Tesla's fourth quarter trading update showed production rising 8% on the previous quarter, itself a record high, to 86,555 vehicles. However, deliveries of 90,700 were behind analyst estimates.
Alongside production and delivery numbers, Tesla announced that it was cutting the price of its US Model S, Model X and Model 3 by $2,000. That aims to partially offset a fall in the federal Electric Vehicle tax credit, from $7,500 to $3,750.
The shares were down 9.5% in early trading.
Elon Musk's Tesla has a fantastic brand and, by all accounts, a fantastic product as well.
Its early push into high performance, high quality electric cars has upended the rules in the automotive industry, where traditionally scale is what really counts. In turn that's given the group a market value of $57.2bn, some 88% larger than Ford.
Tesla's rate of production has increased rapidly over the last year, to over 86,000 vehicles in Q4. On an annual basis that's 350,000 cars a year, to Ford's 6.6m in 2017. Analytically, market value per car doesn't tell us much, but it does give an idea of the valuation gap - Tesla is on around $163,000 to Ford's $4,600.
That valuation is all the more impressive when you consider that, until now, Tesla has never delivered sustainable profits, and a year ago was burning through nearly a billion dollars of investors' money a quarter.
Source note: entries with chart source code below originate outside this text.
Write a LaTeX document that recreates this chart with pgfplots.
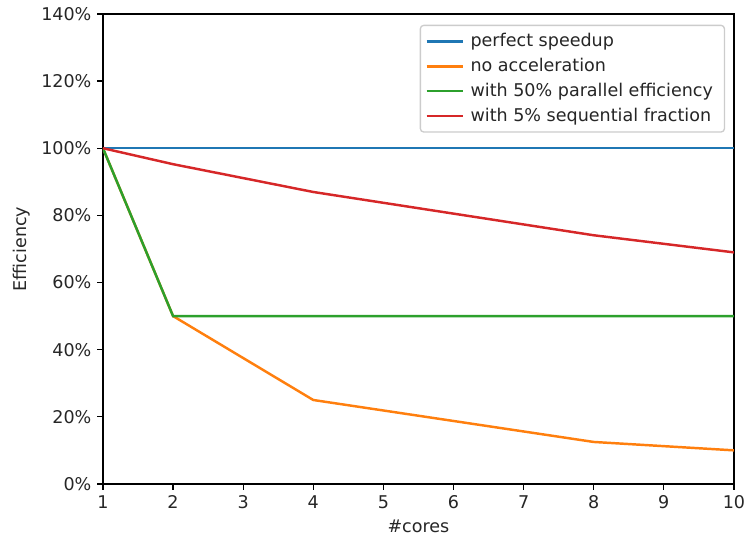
\documentclass[border=0pt]{standalone}
\usepackage{pgfplots}
\pgfplotsset{compat=1.18}
\usepackage{fontspec}
\setmainfont{DejaVu Sans}
\definecolor{tabblue}{HTML}{1F77B4}
\definecolor{taborange}{HTML}{FF7F0E}
\definecolor{tabgreen}{HTML}{2CA02C}
\definecolor{tabred}{HTML}{D62728}
\begin{document}
\begin{tikzpicture}
\useasboundingbox (-62.8pt,-32.9pt) rectangle (394.1pt,295.2pt);
\begin{axis}[
  at={(0,0)}, anchor=south west,
  scale only axis,
  width=384.9pt, height=286.7pt,
  xmin=1, xmax=10, ymin=0, ymax=140,
  xtick={1,2,3,4,5,6,7,8,9,10},
  ytick={0,20,40,60,80,100,120,140},
  yticklabels={0\%,20\%,40\%,60\%,80\%,100\%,120\%,140\%},
  /pgf/number format/assume math mode=true,
  axis line style={line width=0.8pt},
  tick style={line width=0.8pt, black},
  tick align=outside, tick pos=left,
  major tick length=3.5pt,
  xlabel={\#cores}, ylabel={Efficiency},
  tick label style={font=\fontsize{10.7}{12.8}\selectfont, text=black!85},
  label style={font=\fontsize{10.7}{12.8}\selectfont, text=black!85},
  legend style={at={(0.986,0.977)}, anchor=north east, draw=black!20, rounded corners=2pt,
    font=\fontsize{10.7}{12.8}\selectfont, text=black!85, row sep=1.5pt, inner sep=3pt, line width=0.8pt,
    nodes={inner xsep=4pt}},
  legend cell align=left,
  legend image code/.code={\draw[#1, line width=1.6pt] (0pt,0pt) -- (22pt,0pt);},
]
\addplot[color=tabblue, line width=1.5pt, mark=none] coordinates {(1,100) (2,100) (4,100) (8,100) (10,100)};
\addlegendentry{perfect speedup}
\addplot[color=taborange, line width=1.5pt, mark=none] coordinates {(1,100) (2,50) (4,25) (8,12.5) (10,10)};
\addlegendentry{no acceleration}
\addplot[color=tabgreen, line width=1.5pt, mark=none] coordinates {(1,100) (2,50) (4,50) (8,50) (10,50)};
\addlegendentry{with 50\% parallel efficiency}
\addplot[color=tabred, line width=1.5pt, mark=none] coordinates {(1,100) (2,95.24) (4,86.96) (8,74.07) (10,68.97)};
\addlegendentry{with 5\% sequential fraction}
\end{axis}
\end{tikzpicture}
\end{document}
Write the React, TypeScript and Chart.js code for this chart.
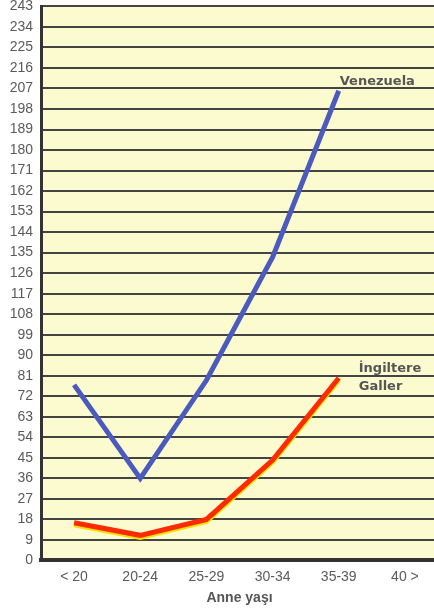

A steadily increasing market share in the US means the brand seems to be delivering results. But the challenge for Musk in the second half of 2018 was to prove Tesla could survive without a financial lifeline from its investors. In other words that it could be profitable and cash positive.
The company met the challenge and then some in Q4, with margin improvements coming in ahead of even Tesla's lofty expectations. That put it firmly in the black and delivering formidable cash flows.
But for all the good news, Tesla's current size still doesn't come close to justifying its current market cap. The share price rests on massive growth over the years to come.
That sort of growth doesn't come cheap. And while Tesla has a great brand, we worry it doesn't have a distribution network, fuelling infrastructure or sufficient manufacturing facilities to grow at the pace its lofty valuation requires. Added to that is a nagging worry that we may be approaching the end of an economic cycle, not an ideal time to be selling premium cars.
Q4 deliveries, while still impressive, were a little behind expectations. Having to offset the end of electric vehicle tax credits in the US won't be doing margins any favours either,
The company has repeatedly insisted that cash generation will improve such that Tesla won't need to raise new capital from shareholders or borrowers. But it's hard to see how they can avoid it.
Elon Musk has been able to overcome similar hurdles in the past, and has assured investors he will do so again. But as the hurdles get bigger, and the demands on management get higher, Tesla's reliance on its founder could become more of a curse than a blessing.
Q4 Trading Update
Tesla's total production is broadly in line with guidance, and includes 61,394 Model 3s and 25,161 Model S and X vehicles.
Deliveries grew to 90,700 vehicles, 8% ahead of Q3, and included 63,150 Model 3s. That's made the Model 3 the bestselling premium vehicle in the US across the whole of 2018, but is still less than analysts had hoped for.
Model 3 deliveries were limited to mid and higher-priced versions for North American customers. However, the company plans to extend Model 3 sales to international markets in 2019, with lower priced variants and leasing also in the pipeline. A right-hand drive model is due to hit the roads before the end of the year.